Combining these and potentially other savings products within a financial wellness programme, provides an employer with a platform that will help to deliver a more progressive benefit structure which focuses on the needs of their workforce, and in turn meets the needs of the business.
This can result in a financially well workforce, which is productive and positive in their relationship with their employer.
NO GIMMICK
You don’t have to be a paternalistic employer to understand that financial wellness doesn’t only work your employee benefits structure harder, but smarter too.
We believe having high-quality savings options available in the workplace will ultimately create good outcomes for individuals at retirement, and can only impact positively on the financial health of employees and, in turn, the business.
It will become increasingly common for an ageing population to realise they cannot afford to retire when they thought they would. Having employees who have planned their future provides an employer with a greater control over succession planning.
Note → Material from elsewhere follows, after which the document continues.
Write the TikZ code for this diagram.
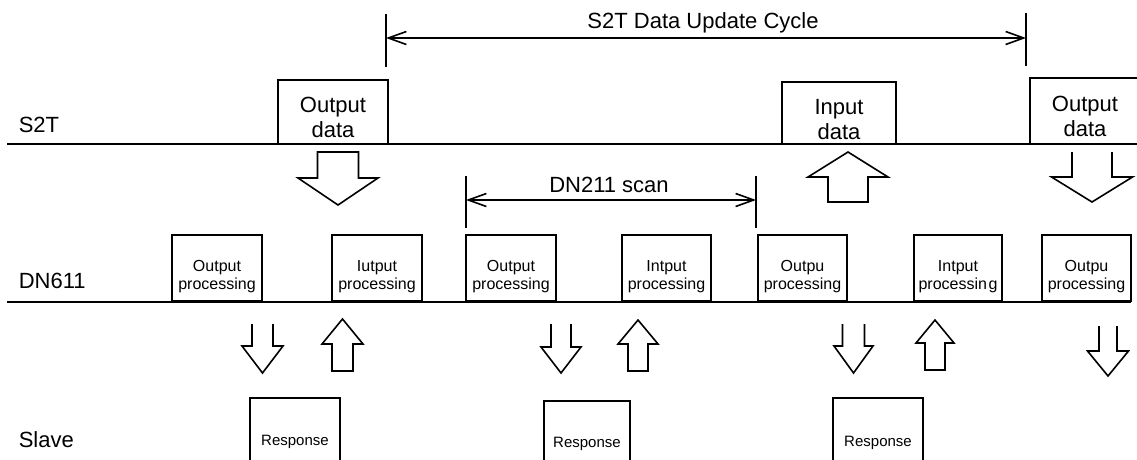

And employees who feel more connected to their employer, because they value the contribution their benefits make to their financial wellbeing, produces a very positive dynamic.
Aside from making a more productive corporate entity, this feeds into the fabric of the culture, into the employer’s overall status, and why benefits were introduced in the first place – to attract and retain the best employees available.
AIMING FOR FINANCIAL EDUCATION
Now that the annual and lifetime allowances for pension savings have been reduced, more people will have to take care to ensure they don’t pay more tax than necessary. But many may not even be aware of it.
Standard Life worked with one of its clients to deliver a tailored financial education campaign designed to tackle this problem.
Getting people to engage with these sorts of messages is often difficult, so the campaign was carefully designed to target the right people and then give them useful information in the way they wanted.
We looked at salary, pension contributions and projected pension value – just over 230 people were chosen. They were then sent a series of e-mails, which invited them to book a place at a seminar and/or a one-to-one session, and to find out more by going to a microsite.
The e-mail campaign was extremely effective, outperforming industry benchmarks by a huge margin. Everyone who opened an e-mail clicked on at least one of the calls to action. Within two days of the first e-mail being sent, 164 people had made a booking, with 51 more doing so over the life of the campaign. Traffic to the microsite shot up by more than 300 per cent on the previous month.
The events themselves were equally effective. In all, 134 individuals attended an event. There was the opportunity set aside for one-to-one appointments with our in-house advisers. By attending these appointments people were able to really understand what option would be best for them and make better decisions about their pension savings.
The results of the feedback survey paint a clear picture – 65 per cent of respondents rated the event very valuable, with the other 35 per cent rating it quite valuable. Everyone said they would definitely or maybe take action following the event – again about two thirds and one third respectively. And every attendee also said they were either extremely likely or very likely to attend a similar event in future and recommend it to a friend.
The campaign moved fast, with just 15 working days between the decision to run it and the first event. Even under that sort of time pressure, Standard Life demonstrated that if employers work closely with their pension providers to create a thoughtfully designed and carefully targeted campaign, they can achieve surprising results.